Forward-looking statements are based on numerous assumptions,
uncertainties and risks that could cause future events or results to be
materially different from those stated or implied herein. Many of the
factors that will determine these results are beyond our ability to
control or predict. Specific factors that could cause actual results to
differ from results contemplated by the forward-looking statements
include, among others, the following:

  • Satisfaction of the conditions to the completion of the WPZ Merger,
    including receipt of the Williams stockholder approval, and our
    ability to close the WPZ Merger;
  • Whether WPZ will produce sufficient cash flows to provide expected
    levels of cash distributions;
  • Whether we are able to pay current and expected levels of dividends;
  • Whether we will be able to effectively execute our financing plan;
  • Availability of supplies, market demand, and volatility of prices;
  • Inflation, interest rates, and general economic conditions (including
    future disruptions and volatility in the global credit markets and the
    impact of these events on customers and suppliers);
  • The strength and financial resources of our competitors and the
    effects of competition;
  • Whether we are able to successfully identify, evaluate and timely
    execute our capital projects and other investment opportunities;
  • Our ability to acquire new businesses and assets and successfully
    integrate those operations and assets into existing businesses as well
    as successfully expand our facilities;
  • Development and rate of adoption of alternative energy sources;
  • The impact of operational and developmental hazards and unforeseen
  • The impact of existing and future laws (including, but not limited to,
    the Tax Cuts and Jobs Act of 2017), regulations, the regulatory
    environment, environmental liabilities, and litigation, as well as our
    ability to obtain necessary permits and approvals, and achieve
    favorable rate proceeding outcomes;
  • Our costs and funding obligations for defined benefit pension plans
    and other postretirement benefit plans;
  • Changes in maintenance and construction costs;
  • Changes in the current geopolitical situation;
  • Our exposure to the credit risk of our customers and counterparties;
  • Risks related to financing, including restrictions stemming from debt
    agreements, future changes in credit ratings as determined by
    nationally-recognized credit rating agencies and the availability and
    cost of capital;
  • The amount of cash distributions from and capital requirements of our
    investments and joint ventures in which we participate;
  • Risks associated with weather and natural phenomena, including climate
    conditions and physical damage to our facilities;
  • Acts of terrorism, including cybersecurity threats, and related
  • Additional risks described in our filings with the Securities and
    Exchange Commission (SEC).

Given the uncertainties and risk factors that could cause our actual
results to differ materially from those contained in any forward-looking
statement, we caution investors not to unduly rely on our
forward-looking statements.
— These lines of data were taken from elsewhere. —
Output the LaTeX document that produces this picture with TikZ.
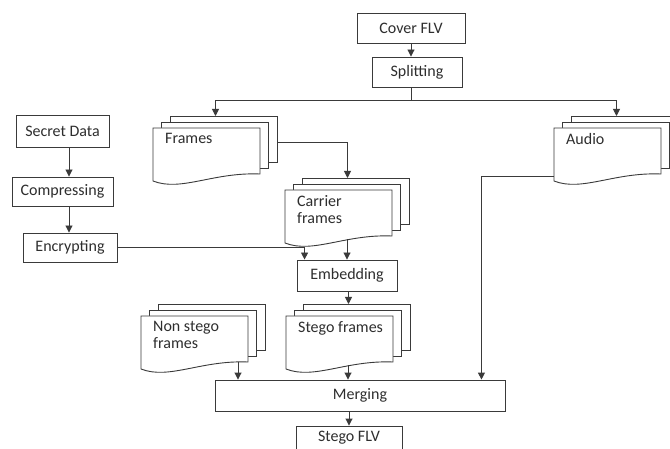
\documentclass[tikz,border=0pt]{standalone}
\usepackage{fontspec}
\setmainfont{Carlito}
\usetikzlibrary{arrows.meta,calc}
\definecolor{linec}{HTML}{3A3A3A}
\definecolor{textc}{HTML}{2E2E2E}
\tikzset{
  box/.style={draw=linec, line width=0.9pt, fill=white, inner sep=0pt,
    font=\fontsize{16}{17}\selectfont, text=textc},
  plain/.style={draw=linec, line width=0.9pt},
  conn/.style={draw=linec, line width=0.9pt, -{Triangle[length=7pt,width=7pt]}},
  doctext/.style={anchor=north west, align=left, inner sep=0pt,
    font=\fontsize{16}{17}\selectfont, text=textc}
}
% multi-document: #1 name, #2 left, #3 top, #4 text
\newcommand{\mdoc}[4]{%
  \draw[plain, fill=white] (#2+17,#3-12) rectangle (#2+124,#3+34);
  \draw[plain, fill=white] (#2+8.5,#3-6) rectangle (#2+115.5,#3+40);
  \draw[plain, fill=white] (#2,#3) -- (#2+107,#3) -- (#2+107,#3+46)
     .. controls (#2+60,#3+44) and (#2+28,#3+64) .. (#2,#3+53) -- cycle;
  \node[doctext] (#1-txt) at (#2+12,#3+5) {#4};
  \coordinate (#1-top) at (#2+62.5,#3-12);
  \coordinate (#1-bot) at (#2+62,#3+49.5);
  \coordinate (#1-botr) at (#2+97,#3+46);
  \coordinate (#1-right) at (#2+124,#3+14);
  \coordinate (#1-left) at (#2,#3+48);
}
\begin{document}
\begin{tikzpicture}[x=1pt,y=-1pt]
\useasboundingbox (0,0) rectangle (670,449);
\clip (0,0) rectangle (670,449);
\fill[white] (0,0) rectangle (670,449);

% boxes
\node[box, minimum width=108pt, minimum height=30pt] (cover) at (411,28) {Cover FLV};
\node[box, minimum width=90pt, minimum height=30pt] (split) at (417,72) {Splitting};
\node[box, minimum width=93pt, minimum height=32pt] (secret) at (62.5,131) {Secret Data};
\node[box, minimum width=101pt, minimum height=29pt] (compress) at (62.5,191.5) {Compressing};
\node[box, minimum width=94pt, minimum height=29pt] (encrypt) at (70,247.5) {Encrypting};
\node[box, minimum width=100pt, minimum height=31pt] (embed) at (347,275.5) {Embedding};
\node[box, minimum width=290pt, minimum height=31pt] (merge) at (360,395.5) {Merging};
\node[box, minimum width=106pt, minimum height=30pt, text height=11pt, text depth=11pt] (stegoflv) at (349,441) {Stego FLV};

% documents
\mdoc{frames}{153}{128}{Frames}
\mdoc{audio}{554}{128}{Audio}
\mdoc{carrier}{285}{190}{Carrier\\frames}
\mdoc{nonstego}{141}{316}{Non stego\\frames}
\mdoc{stego}{286}{316}{Stego frames}

% connectors
\coordinate (lx) at (69,0);
\coordinate (br) at (0,100);
\draw[conn] (cover.south) -- (cover.south |- split.north);
\draw[plain] (split.south -| cover.south) -- (cover.south |- br);
\draw[conn] (cover.south |- br) -| (frames-top);
\draw[conn] (cover.south |- br) -| (audio-top);
\draw[conn] (frames-right) -| (carrier-top);
\draw[conn] (carrier-bot) -- (carrier-bot |- embed.north);
\draw[conn] (secret.south -| lx) -- (compress.north -| lx);
\draw[conn] (compress.south -| lx) -- (encrypt.north -| lx);
\draw[conn] (encrypt.east) -| ($(embed.north west)+(8,0)$);
\draw[conn] (embed.south -| stego-top) -- (stego-top);
\draw[conn] (stego-bot) -- (stego-bot |- merge.north);
\draw[conn] (nonstego-botr) -- (nonstego-botr |- merge.north);
\draw[conn] (audio-left) -| ($(merge.north east)+(-24,0)$);
\draw[conn] (merge.south -| stegoflv.north) -- (stegoflv.north);
\end{tikzpicture}
\end{document}
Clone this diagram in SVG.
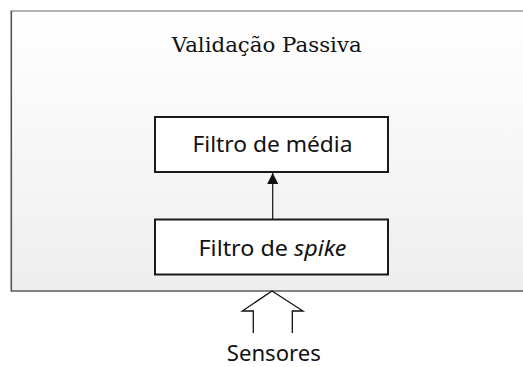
<svg xmlns="http://www.w3.org/2000/svg" width="523" height="367" viewBox="0 0 523 367">
<style>
.box{fill:#ffffff;stroke:#1a1a1a;stroke-width:2}
.t{font-family:"Noto Sans","Open Sans","Liberation Sans",sans-serif;font-size:22px;fill:#111;text-anchor:middle}
.ts{font-family:"DejaVu Serif","Liberation Serif",serif;font-size:21px;fill:#111;text-anchor:middle}
.ln{stroke:#111;stroke-width:1.3;fill:none}
</style>
<defs>
<linearGradient id="bg" x1="0" y1="0" x2="0" y2="1">
<stop offset="0" stop-color="#ffffff"/>
<stop offset="1" stop-color="#eeeeee"/>
</linearGradient>
<marker id="ah" viewBox="0 0 10 10" refX="10" refY="5" markerWidth="11" markerHeight="11" markerUnits="userSpaceOnUse" orient="auto">
<path d="M0,0 L10,5 L0,10 z" fill="#111"/>
</marker>
</defs>
<g id="container">
<rect x="11" y="11" width="520" height="280" fill="url(#bg)" stroke="#999" stroke-width="1.5"/>
<path d="M11.5,11 V291 H523" fill="none" stroke="#555" stroke-width="1.2"/>
<text class="ts" x="266.7" y="51.5" textLength="190" lengthAdjust="spacingAndGlyphs">Validação Passiva</text>
</g>
<g id="filtro-media">
<rect class="box" x="155" y="117" width="233" height="55"/>
<text class="t" x="272.5" y="152" textLength="160" lengthAdjust="spacingAndGlyphs">Filtro de média</text>
</g>
<g id="filtro-spike">
<rect class="box" x="155" y="219.5" width="233" height="55"/>
<text class="t" x="272.5" y="256" textLength="148" lengthAdjust="spacingAndGlyphs">Filtro de <tspan font-style="italic">spike</tspan></text>
</g>
<g id="sensores">
<path class="ln" d="M253.3,333 V311 H242.3 L272,291 L303,311 H292.3 V333"/>
<text class="t" x="273.8" y="360.5" font-size="20" textLength="94" lengthAdjust="spacingAndGlyphs">Sensores</text>
</g>
<g id="connectors">
<line x1="272.7" y1="219" x2="272.7" y2="173" stroke="#111" stroke-width="1.2" marker-end="url(#ah)"/>
</g>
</svg>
We disclaim any obligations to and do not
intend to update the above list or announce publicly the result of any
revisions to any of the forward-looking statements to reflect future
events or developments.

In addition to causing our actual results to differ, the factors listed
above may cause our intentions to change from those statements of
intention set forth herein. Such changes in our intentions may also
cause our results to differ. We may change our intentions, at any time
and without notice, based upon changes in such factors, our assumptions,
or otherwise.

Because forward-looking statements involve risks and uncertainties, we
caution that there are important factors, in addition to those listed
above, that may cause actual results to differ materially from those
contained in the forward-looking statements. For a detailed discussion
of those factors, see Part I, Item 1A. Risk Factors in our Annual Report
on Form 10-K filed with the SEC on February 22, 2018 and in Part II,
Item 1A. Risk Factors in our Quarterly Reports on Form 10-Q.